S. Keshav’s How to Read a Paper is indeed a classic that has stood the test of time in academia. It solves the problem in a straightforward three-pass method. Let’s compare: Is this how you usually read a paper?
First Pass: Funnel.
AI is responsible for compressing 50 pages of noise into 5 minutes of signal. But whether this article gets into your brain’s memory still depends on human intuition and topic selection taste.
Second Pass: Scaffolding.
AI explains complex formulas and interdisciplinary background, reducing cognitive load so you can focus on examining the core logic and figures without distraction.
Third Pass: Adversarial Training.
Treat AI as a free, 24/7, and extremely harsh reviewer. Through multiple rounds of prompt bombardment, force yourself to find flaws in the paper.
When I was young, I loved reading The Heaven Sword and Dragon Sabre. I personally like to compare scientific research to the “Great Shift of the Universe.” AI is like a peerless divine weapon; it can make you strike a hundred times faster.
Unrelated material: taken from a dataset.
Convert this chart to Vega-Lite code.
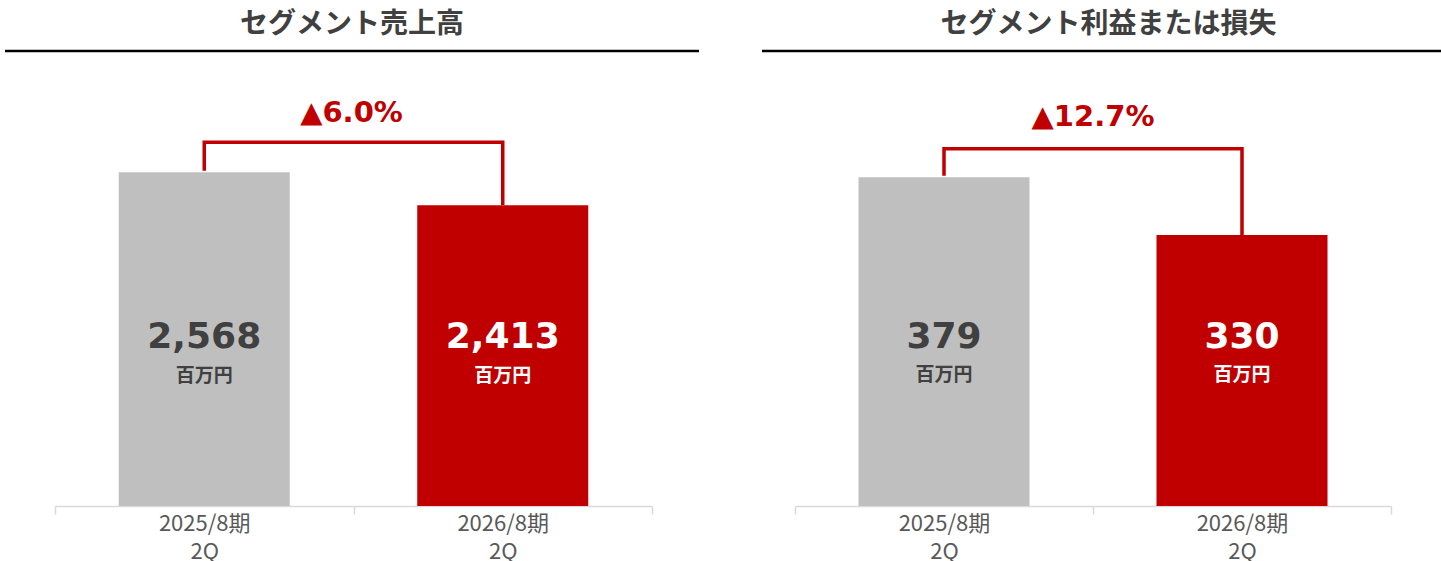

But without the underlying internal skills like Keshav’s “Nine Yang Divine Skill,” newcomers can easily go astray.
What truly lifts the ceiling of research is precisely those things AI cannot replace: taste and skepticism.
A few years ago, when I was doing research at Zhejiang University, a professor told me over dinner that while mentoring undergraduates, he had observed an interesting paradox:
The more advanced the tools, the easier it is to create academic illusions.
In the past, if a student didn’t understand a paper, the report they submitted would be messy and awkward.
Now, with the help of large language models, they can easily produce a perfectly structured, elegantly worded summary that looks flawless.
But this is like eating a beautifully coated sugar bomb. Once you peel off the pretty AI-generated shell, the insight into the study’s limitations and the intuition about baseline flaws are often non-existent.
Therefore, in AI-era research training, the second step to teach newcomers is active wall-breaking.
In the second and third passes, don’t just look at sentences like “we improved by 10%.” Let AI help you abstract the logical framework of the experiment setup, control variables, and ablation studies.
Close your eyes and think:
If I were the author, facing the same dataset and hardware constraints, how would I design this baseline? Why did the author miss that obvious control group?
Was it due to objective limitations, or was it intentionally avoided?
In short, never ask AI:
“What is good about this paper?”
That’s foolish and won’t help you find the focus.
Drawing from my experience at Zhejiang University, I habitually push AI to be your adversary. Let it apply the strictest academic standards to stress-test you.
Only when you can counter each of AI’s challenges—finding answers or refutations in the original text—have you truly completed what Keshav calls the Third Pass.
All rivers flow to the sea. Every published top conference or journal paper represents only the successful 5% of the author’s efforts. The remaining 95%—failed attempts, painful tuning, and compromises after rejection—are hidden between the lines.
Research tools change, paradigms shift—from hand-copied literature to Google Scholar, and now to ChatPDF and agent ecosystems. But the essence never changes.
Research is the art of asking questions, not the repetition of answers.
In the age of AI, may you save the mental bandwidth freed up for the purest skepticism, the most unconstrained conjectures, and the most stubborn pursuit of truth.
This is perhaps the compass every new researcher should hold tightest on the journey to finding the one true way.
paperpaper (@paperpaper886):
Recently, I’ve been guiding undergraduate interns joining the lab. I’ve found that how to read papers is often the most overlooked step in research training.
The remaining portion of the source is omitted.